Furthermore, Jack emphasised the need to be nuanced in thinking about the different kinds of desire that can be fostered through various types of digital products. Not all apps and games are intended to foster, or result in fostering, deliberate patterns of consumption or generation of data for commercial and/or surveillance purposes. For example, media artists such as Blast Theory have experimented with these platforms to evoke experiences that question the ethics and affordances of digital technologies, as well as the social relationships that are mediated by them. Desire itself is a concept that encompasses a wide range of affective relationships that could be harnessed, for example, towards artistic, community-building and health-improving ends using digital media, and some could even provide methods of potentially subverting capitalist forces mediated by these technologies. Jack accepted, however, that such goals are always hindered by the detachment we experience from the working conditions through which digital products are made, and the lack of clarity regarding the ethics of how they are used.

To make sense of these nuances, Jack advocated for the value of ethnographic and autoethnographic research into the everyday geographies of digital media, so that we might perceive how they affect our lives at the level of experience (Duggan, 2017). Notably, he highlighted the need for more practice-based research in this area, where academics are actively involved in creating products using digital tools. This process can enable researchers to identify how each of their design decisions, as well as the affordances of the technologies used, influence the outcomes of the product being made for individual and collective experiences. In doing so, such research could potentially reveal the level at which these design decisions and technological affordances impact on our everyday behaviours.
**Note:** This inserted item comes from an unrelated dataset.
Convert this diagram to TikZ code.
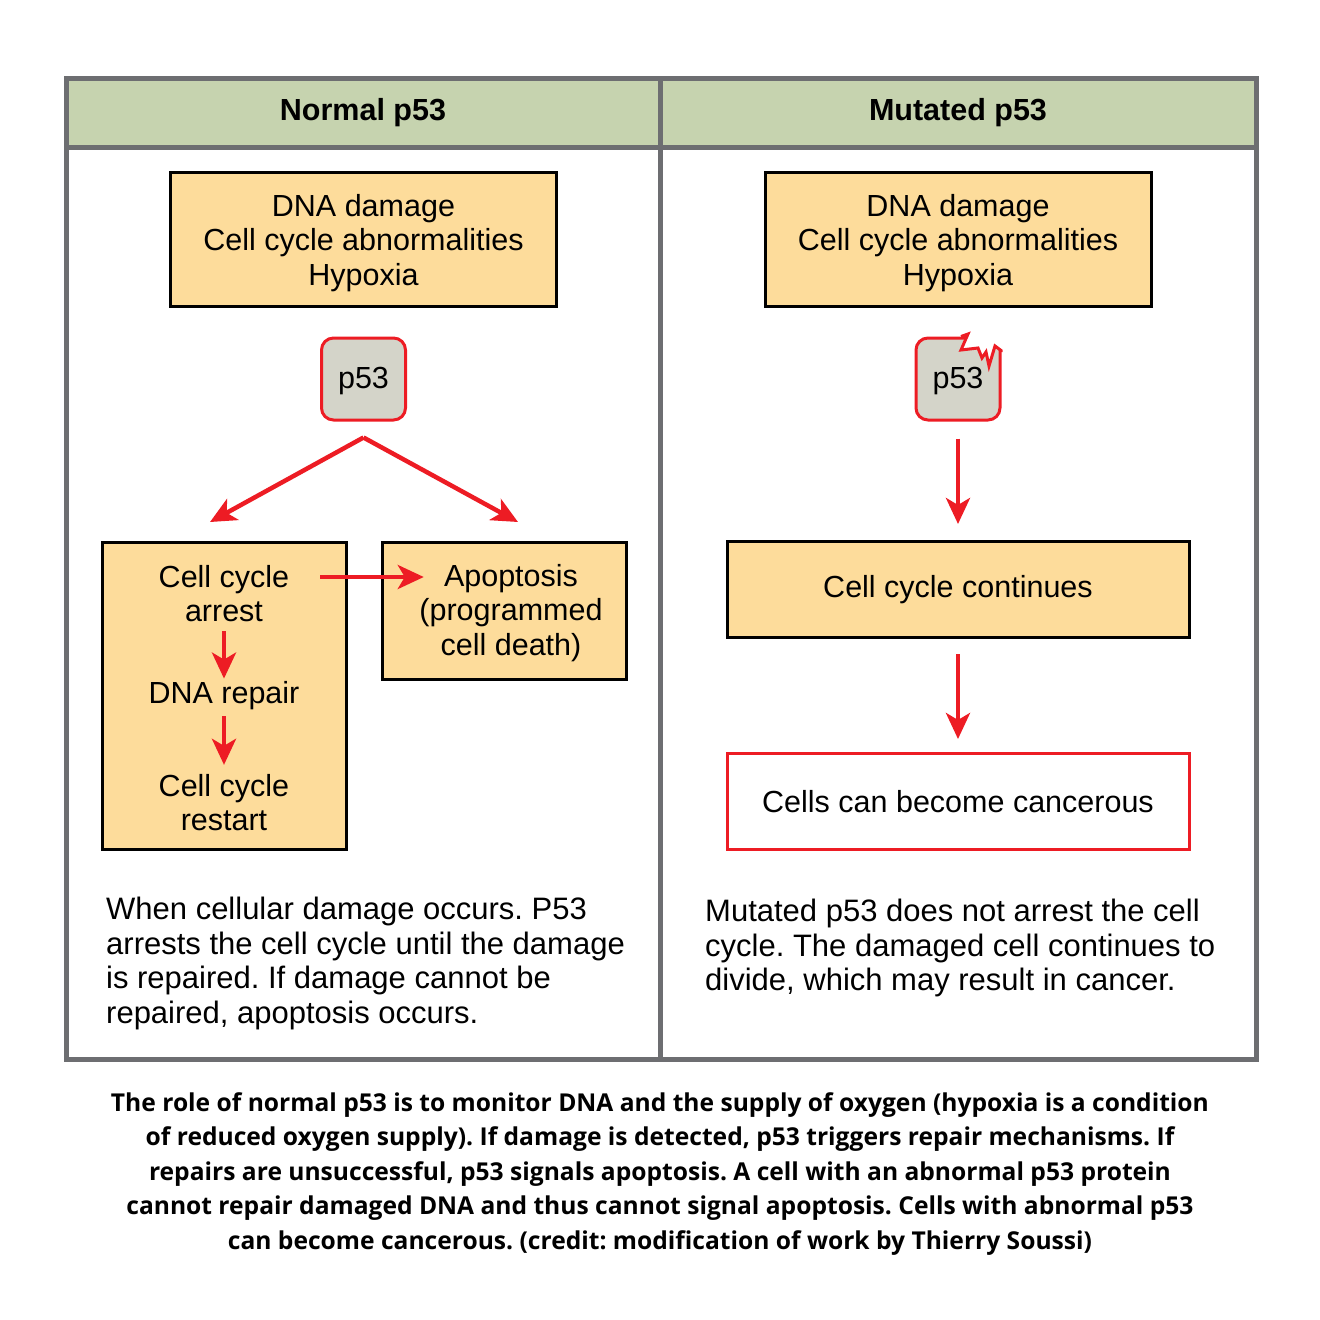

Jack finished his response by drawing together three key questions that geographers might consider in relation to experience in digitally-mediated cities:

  • How can we as geographers critically examine the ways digital technology affects our everyday experiences and behaviours, both theoretically and methodologically?
  • How is power distributed in different kinds of digitally-mediated experiences, and what roles do space and place play in these relationships of power?
  • In line with aiming to adequately contextualise the production and experience of digital technology, how would we study and interpret digitally-mediated relationships in societies in the Global South, or across diverse communities of people more generally?

This post is Part 2 of a three-part series based on The Digital Libinal City session. Part 1 featured Alfie Bown’s presentation on desire and digital media in contemporary urban life. Part 3 concludes the series with Megan Harvey’s discussion of the psychoanalytic dimensions of desire and its relationship with capitalist reproduction, dreamwork and subversion in the digital sphere.


References

Apperley, T. and Moore, K. (2019) “Haptic ambience: Ambient play, the haptic effect and co-presence in Pokémon GO” Convergence: The International Journal of Research into New Media Technologies25(1): 6-17.

Ash, J. (2015) The Interface Envelope: Gaming, Technology, Power. New York and London: Bloomsbury.

Ash, J., Anderson, B., Gordon, R. and Langley, P. (2018) “Digital Interface Design and Power: Friction, Threshold, Transition” Environment and Planning D: Society and Space 36(6): 1136-1153.
Duggan, M. (2017) “Questioning “digital ethnography” in an era of ubiquitous computing” Geography Compass 11(5). DOI: 10.1111/gec3.12313

Evans, L. and Saker, M. (2019) “The playeur and Pokémon Go: Examining the effects of locative play on spatiality and sociality” Mobile Media & Communication 7(2): 232-247.

Lefebvre, H. (2004) Rhythmanalysis: Space, Time and Everyday Life. London and New York: Continuum.